La famille du Kénien Héber intervient d'une façon assez inattendue
dans l'histoire de Débora. La tradition représente les Kéniens (voir
ce mot) comme descendants de Caïn, et explique par là leur existence
de nomades; ce groupement eut de bonne heure des relations d'amitié
avec les tribus hébraïques: le beau-père de Moïse est représenté
comme un Kénien. Bédouins non israélites, voyageant de pâturage en
pâturage, ils ne devaient pas être considérés par les Cananéens comme
des envahisseurs au même titre que les tribus hébraïques. Cela peut
expliquer la notice de Jug 4:17 sur les relations amicales entre
Héber et Jabin, roi cananéen de Hatsor.

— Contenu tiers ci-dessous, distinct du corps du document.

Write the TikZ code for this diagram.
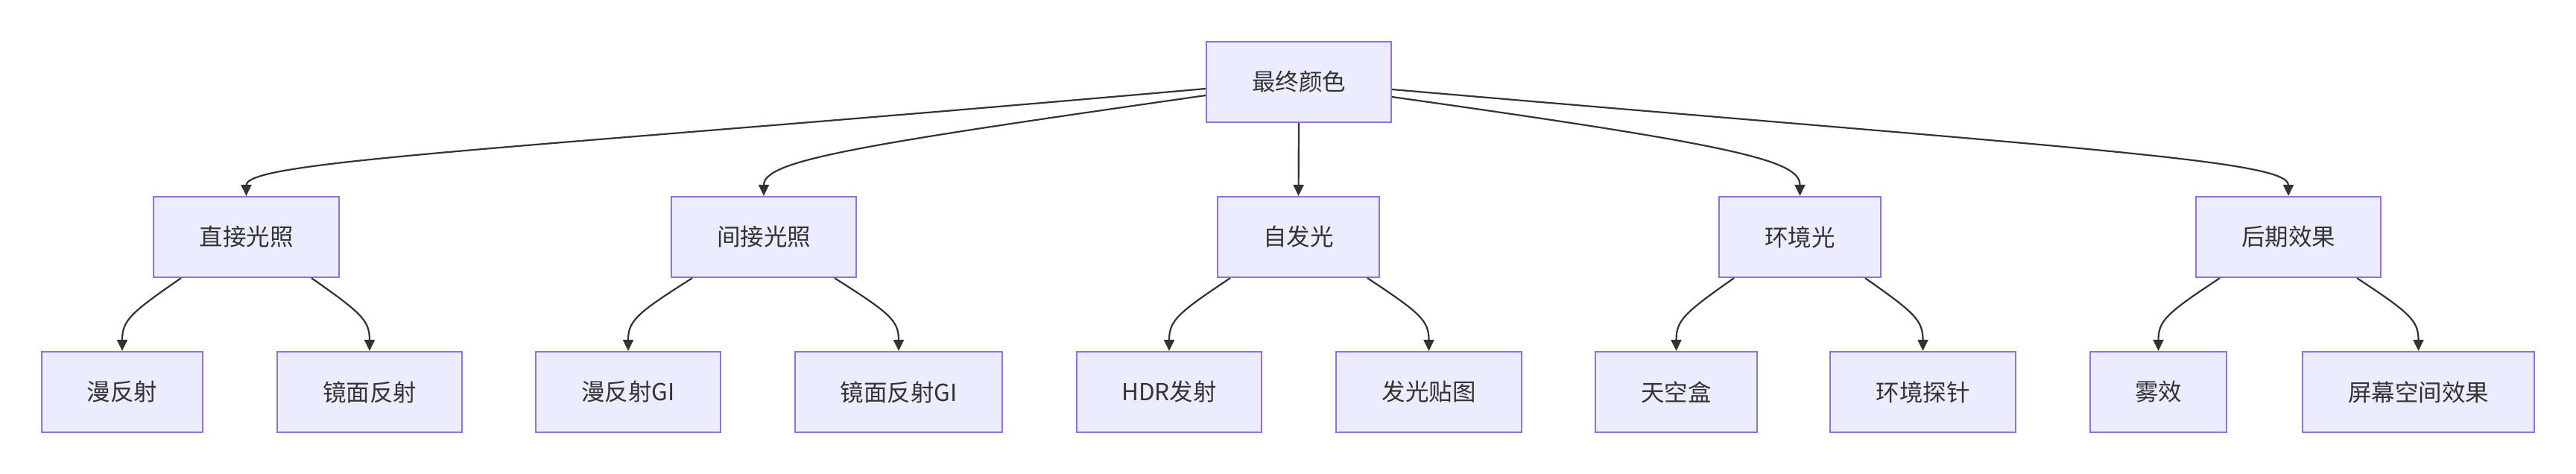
\documentclass[tikz,border=0pt]{standalone}
\usepackage{fontspec}
\setmainfont{Noto Sans CJK SC}
\usetikzlibrary{arrows.meta}
\definecolor{boxfill}{HTML}{ECECFF}
\definecolor{boxline}{HTML}{9370DB}
\definecolor{ink}{HTML}{333333}
\begin{document}
\begin{tikzpicture}[x=1pt,y=-1pt,
  box/.style={draw=boxline, fill=boxfill, line width=2.2pt, minimum height=108pt,
    inner sep=0pt, text=ink, font=\fontsize{31.5}{36}\selectfont},
  arr/.style={draw=ink, line width=2.2pt, -{Triangle[length=15pt,width=14pt]}}]
\useasboundingbox (0,0) rectangle (3457,636);
% root
\node[box, minimum width=248pt] (root) at (1743,110) {最终颜色};
% level 1
\node[box, minimum width=249pt] (zj) at (330.5,318) {直接光照};
\node[box, minimum width=248pt] (jj) at (1025,318) {间接光照};
\node[box, minimum width=217pt] (zf) at (1742.5,318) {自发光};
\node[box, minimum width=217pt] (hj) at (2415.5,318) {环境光};
\node[box, minimum width=248pt] (hq) at (3071,318) {后期效果};
% level 2
\node[box, minimum width=216pt] (mf) at (164,526) {漫反射};
\node[box, minimum width=248pt] (jm) at (496,526) {镜面反射};
\node[box, minimum width=248pt] (mfgi) at (843,526) {漫反射GI};
\node[box, minimum width=278pt] (jmgi) at (1206,526) {镜面反射GI};
\node[box, minimum width=248pt] (hdr) at (1569,526) {HDR发射};
\node[box, minimum width=249pt] (fg) at (1917.5,526) {发光贴图};
\node[box, minimum width=217pt] (tk) at (2249.5,526) {天空盒};
\node[box, minimum width=249pt] (tz) at (2580.5,526) {环境探针};
\node[box, minimum width=183pt] (wx) at (2896.5,526) {雾效};
\node[box, minimum width=311pt] (pm) at (3245.5,526) {屏幕空间效果};
% root edges
\draw[arr] ([yshift=-9pt]root.west) .. controls (700,200) and (330.5,215) .. (zj.north);
\draw[arr] ([yshift=-18pt]root.west) .. controls (1150,195) and (1025,215) .. (jj.north);
\draw[arr] (root.south) -- (zf.north);
\draw[arr] ([yshift=-20pt]root.east) .. controls (2330,195) and (2415.5,215) .. (hj.north);
\draw[arr] ([yshift=-10pt]root.east) .. controls (2800,200) and (3071,215) .. (hq.north);
% level 1 -> level 2
\draw[arr] ([xshift=-87.5pt]zj.south) .. controls (175,420) and (164,430) .. (mf.north);
\draw[arr] ([xshift=87.5pt]zj.south) .. controls (485,420) and (496,430) .. (jm.north);
\draw[arr] ([xshift=-96pt]jj.south) .. controls (855,420) and (843,430) .. (mfgi.north);
\draw[arr] ([xshift=95pt]jj.south) .. controls (1194,420) and (1206,430) .. (jmgi.north);
\draw[arr] ([xshift=-91.5pt]zf.south) .. controls (1580.5,420) and (1569,430) .. (hdr.north);
\draw[arr] ([xshift=92.5pt]zf.south) .. controls (1906,420) and (1917.5,430) .. (fg.north);
\draw[arr] ([xshift=-88.5pt]hj.south) .. controls (2260,420) and (2249.5,430) .. (tk.north);
\draw[arr] ([xshift=87.5pt]hj.south) .. controls (2570,420) and (2580.5,430) .. (tz.north);
\draw[arr] ([xshift=-92pt]hq.south) .. controls (2908,420) and (2896.5,430) .. (wx.north);
\draw[arr] ([xshift=92pt]hq.south) .. controls (3234,420) and (3245.5,430) .. (pm.north);
\end{tikzpicture}
\end{document}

On ne s'attendrait pourtant
pas à trouver les Kéniens, bédouins du Négeb (désert du S.) au Nord
de la Palestine à Kédès (verset 11); moins surprenante est la suite
du récit, qui nous montre Jaël installée dans la plaine de Jizréel,
sur le passage de Sisera fuyant, aux environs de Haroseth-Goïm, car
des troupes de bédouins du S. pouvaient fort bien venir séjourner
dans cette vallée fertile.

L'expression du poème: «aux jours de Jaël» (Jug 5:6)
s'explique par l'importance historique de son intervention; certains
critiques y voient pourtant une allusion à un chef, peut-être un
juge, par ailleurs totalement inconnu.